2. The vacuum coating machine sealing performance testing device according to claim 1, characterized in that: The isolation assembly (8) includes a filter structure (81) and an anti-clogging structure, wherein the anti-clogging structure is rotatably mounted on one side of the filter structure (81); The anti-clogging structure includes a docking shaft (83) and a cleaning brush plate (84). The cleaning brush plate (84) is fixedly connected to one end of the docking shaft (83). The filter structure (81) has a mounting hole (82) on one side for the docking shaft (83) to be installed. Two sets of third sealing rings (85) are sleeved on the outside of the docking shaft (83), and the two sets of third sealing rings (85) are respectively set at both ends of the mounting hole (82).
3. The vacuum coating machine sealing performance testing device according to claim 2, characterized in that: The driving component (5) includes a motor (51). The outer side of the coating machine body (1) is provided with a mounting base (4) for the motor (51). The output shaft of the motor (51) is connected to a rotating shaft (52). One end of the rotating shaft (52) is provided with a square hole (53) for the docking shaft (83) to be inserted. The docking shaft (83) is set as a square column relative to one end of the cleaning brush plate (84). Two sets of first sealing rings (54) are sleeved on the outer side of the rotating shaft (52). The coating machine body (1) is provided with a groove for the installation of the two sets of first sealing rings (54).
4. The vacuum coating machine sealing performance testing device according to claim 3, characterized in that: The air extraction guide (7) includes an air extraction hood (71) fixedly connected to the upper end of the inner cavity of the coating machine body (1). The inner wall of the air extraction hood (71) is fixedly connected to a support ring (73) that supports the filter structure (81). The air inlet end of the air extraction hood (71) is equipped with a fixed cover (74).

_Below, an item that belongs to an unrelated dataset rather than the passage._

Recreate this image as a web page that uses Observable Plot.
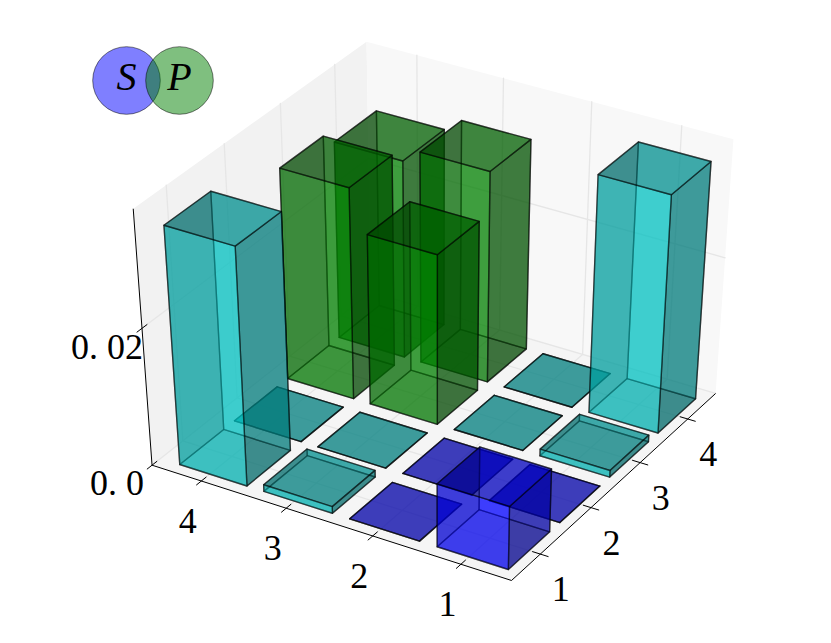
<!DOCTYPE html><html><head><meta charset="utf-8"><style>html,body{margin:0;padding:0;background:#fff}svg{display:block}</style></head><body><script src="https://cdn.jsdelivr.net/npm/d3@7"></script><script src="https://cdn.jsdelivr.net/npm/@observablehq/plot@0.6"></script><script>
// --- data ---
const xTickLabels = ["4","3","2","1"];
const yTickLabels = ["1","2","3","4"];
const zTicks = [0, 0.02];
const zTickLabels = ["0. 0","0. 02"];
// heights[row x index][column y index]
const heights = [
 [0.0341, 0,      0.0305, 0.0286],
 [0.0010, 0,      0.0247, 0.0305],
 [0,      0,      0,      0     ],
 [0.0093, 0,      0.0010, 0.0341]
];
const barColors = [
 ["c","c","g","g"],
 ["c","c","g","g"],
 ["b","b","c","c"],
 ["b","b","c","c"]
];
const baseRGB = {b:[0,0,255], c:[0,191,191], g:[0,128,0]};
const legendKeys = ["S","P"];
const legendFill = {S:"#0000ff",P:"#008000"};
// --- axis box ---
const xLim=[-0.23,3.925], yLim=[-0.154,4.0], zLim=[0,0.0364];
const barWidth=0.8, xTickPos=[0.36,1.36,2.36,3.36], yTickPos=[0.4,1.4,2.4,3.4];
const elev=39*Math.PI/180, azim=-59*Math.PI/180, dist=10;
const nv=[Math.cos(elev)*Math.cos(azim),Math.cos(elev)*Math.sin(azim),Math.sin(elev)];
const um=Math.hypot(nv[0],nv[1]), uv=[-nv[1]/um,nv[0]/um,0];
const vv=[nv[1]*uv[2]-nv[2]*uv[1],nv[2]*uv[0]-nv[0]*uv[2],nv[0]*uv[1]-nv[1]*uv[0]];
const dot=(a,b)=>a[0]*b[0]+a[1]*b[1]+a[2]*b[2];
const norm=([x,y,z])=>[(x-xLim[0])/(xLim[1]-xLim[0])-.5,(y-yLim[0])/(yLim[1]-yLim[0])-.5,(z-zLim[0])/(zLim[1]-zLim[0])-.5];
const depth=p=>dist-dot(nv,norm(p));
const proj=p=>{const q=norm(p),w=dist-dot(nv,q);return {px:dot(uv,q)/w,py:dot(vv,q)/w}};
// --- polygons ---
const polys=[];
let id=0;
const addPoly=(pts,o)=>{const k=id++;pts.forEach(p=>polys.push({...proj(p),k,...o}))};
const [xa,xb]=xLim,[ya,yb]=yLim,[za,zb]=zLim;
const panes=[];
const addPane=(pts,fill)=>{const k=panes.length?panes[panes.length-1].k+1:0;pts.forEach(p=>panes.push({...proj(p),k,fill}))};
addPane([[xa,ya,za],[xa,yb,za],[xa,yb,zb],[xa,ya,zb]],"#f2f2f2");
addPane([[xa,yb,za],[xb,yb,za],[xb,yb,zb],[xa,yb,zb]],"#f8f8f8");
addPane([[xa,ya,za],[xb,ya,za],[xb,yb,za],[xa,yb,za]],"#f5f5f5");
const grid=[];
const addLine=(arr,pts)=>{const k=arr.length?arr[arr.length-1].k+1:0;pts.forEach(p=>arr.push({...proj(p),k}))};
xTickPos.forEach(x=>addLine(grid,[[x,ya,za],[x,yb,za],[x,yb,zb]]));
yTickPos.forEach(y=>addLine(grid,[[xb,y,za],[xa,y,za],[xa,y,zb]]));
zTicks.forEach(z=>addLine(grid,[[xa,ya,z],[xa,yb,z],[xb,yb,z]]));
const axes=[];
addLine(axes,[[xa,ya,zb],[xa,ya,za],[xb,ya,za],[xb,yb,za]]);
const xr=xb-xa,yr=yb-ya;
xTickPos.forEach(x=>addLine(axes,[[x,ya-.022*yr,za],[x,ya+.022*yr,za]]));
yTickPos.forEach(y=>addLine(axes,[[xb-.022*xr,y,za],[xb+.022*xr,y,za]]));
zTicks.forEach(z=>addLine(axes,[[xa,ya-.022*yr,z],[xa,ya+.022*yr,z]]));
const faceFactor={x:.455,y:1,top:.61,bot:.745};
const bars=[];
heights.forEach((row,i)=>row.forEach((h,j)=>{
  const x0=i,x1=i+barWidth,y0=j,y1=j+barWidth;
  const rgb=baseRGB[barColors[i][j]];
  const col=f=>`rgb(${rgb.map(v=>Math.round(v*faceFactor[f])).join(",")})`;
  const faces=[
   [[[x0,y0,0],[x1,y0,0],[x1,y1,0],[x0,y1,0]],"bot"],
   [[[x0,y0,h],[x1,y0,h],[x1,y1,h],[x0,y1,h]],"top"],
   [[[x0,y0,0],[x1,y0,0],[x1,y0,h],[x0,y0,h]],"y"],
   [[[x0,y1,0],[x1,y1,0],[x1,y1,h],[x0,y1,h]],"y"],
   [[[x0,y0,0],[x0,y1,0],[x0,y1,h],[x0,y0,h]],"x"],
   [[[x1,y0,0],[x1,y1,0],[x1,y1,h],[x1,y0,h]],"x"]
  ].map(([pts,f])=>({pts,fill:col(f),d:d3.mean(pts,depth)}));
  faces.sort((a,b)=>b.d-a.d);
  bars.push({d:depth([x0+.4,y0+.4,h/2]),faces});
}));
bars.sort((a,b)=>b.d-a.d);
bars.forEach(b=>b.faces.forEach(f=>addPoly(f.pts,{fill:f.fill})));
const xLabelData=xTickLabels.map((t,i)=>({...proj([xTickPos[i],ya,za]),t}));
const yLabelData=yTickLabels.map((t,i)=>({...proj([xb,yTickPos[i],za]),t}));
const zLabelData=zTickLabels.map((t,i)=>({...proj([xa,ya,zTicks[i]]),t,i}));
const fs=36, font="Liberation Serif";
const fig=Plot.plot({
 width:831,height:643,margin:0,
 x:{axis:null,domain:[-436.94/4235.42,(831-436.94)/4235.42],range:[0,831]},
 y:{axis:null,domain:[304.74/3281.92,(304.74-643)/3281.92],range:[0,643]},
 color:{type:"identity"},
 marks:[
  Plot.line(panes,{x:"px",y:"py",z:"k",fill:"fill",stroke:null,curve:"linear-closed"}),
  Plot.line(grid,{x:"px",y:"py",z:"k",stroke:"#e6e6e6",strokeWidth:1.3}),
  Plot.line(axes,{x:"px",y:"py",z:"k",stroke:"#000",strokeWidth:1,strokeLinecap:"butt"}),
  Plot.line(polys,{x:"px",y:"py",z:"k",fill:"fill",fillOpacity:.5,stroke:"#000",strokeOpacity:.5,strokeWidth:1.4,curve:"linear-closed"}),
  Plot.text(xLabelData,{x:"px",y:"py",text:"t",dx:-13.5,dy:40,fontSize:fs,fontFamily:font,fill:"#000"}),
  Plot.text(yLabelData,{x:"px",y:"py",text:"t",dx:20.5,dy:35.5,fontSize:fs,fontFamily:font,fill:"#000"}),
  Plot.text(zLabelData.filter(d=>d.i==0),{x:"px",y:"py",text:"t",dx:-8,dy:18,textAnchor:"end",fontSize:fs,fontFamily:font,fill:"#000"}),
  Plot.text(zLabelData.filter(d=>d.i==1),{x:"px",y:"py",text:"t",dx:1,dy:19,textAnchor:"end",fontSize:fs,fontFamily:font,fill:"#000"}),
  ...legendKeys.map((k,i)=>Plot.dot([k],{frameAnchor:"top-left",dx:126+53*i,dy:80,r:33.8,fill:legendFill[k],fillOpacity:.5,stroke:"#000",strokeOpacity:.5,strokeWidth:1})),
  ...legendKeys.map((k,i)=>Plot.text([k],{frameAnchor:"top-left",lineAnchor:"middle",textAnchor:"middle",dx:126+53*i,dy:77,text:d=>d,fontSize:40,fontFamily:font,fontStyle:"italic",fill:"#000"}))
 ]
});
document.body.append(fig);
</script></body></html>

The outer side of the air extraction hood (71) is provided with an external thread (72) for the fixed cover (74) to be threadedly installed.
5. The vacuum coating machine sealing performance testing device according to claim 4, characterized in that: The fixing cover (74) is an annular tube. An inner pressure ring (75) inserted into the air extraction hood (71) is fixedly connected to the inner wall of the fixing cover (74). A second sealing ring (76) is provided between the inner pressure ring (75) and the filter structure (81).
6. The vacuum coating machine sealing performance testing device according to claim 5, characterized in that: The vacuum unit (6) includes a vacuum pump (61) and a connecting pipe, with one end of the connecting pipe connected to the air extraction hood (71) and the air extraction end of the vacuum pump (61) connected to the other end of the connecting pipe.
7. The vacuum coating machine sealing performance testing device according to claim 6, characterized in that: The connecting pipeline includes a connecting air pipe (62), a connecting threaded sleeve (64), and a suction pipe (65). The connecting threaded sleeve (64) is slidably disposed at one end of the connecting air pipe (62) relative to the vacuum pump (61). One end of the suction pipe (65) is threadedly connected to the connecting threaded sleeve (64). The suction pipe (65) is provided with a solenoid valve (66) for controlling the opening and closing of the air passage. The end of the suction pipe (65) located inside the connecting threaded sleeve is provided with an anti-detachment disc (63).
8. The vacuum coating machine sealing performance testing device according to claim 7, characterized in that: The coating machine body (1) is equipped with a controller (2), which is electrically connected to a vacuum gauge (3), a motor (51), a solenoid valve (66) and a vacuum pump (61).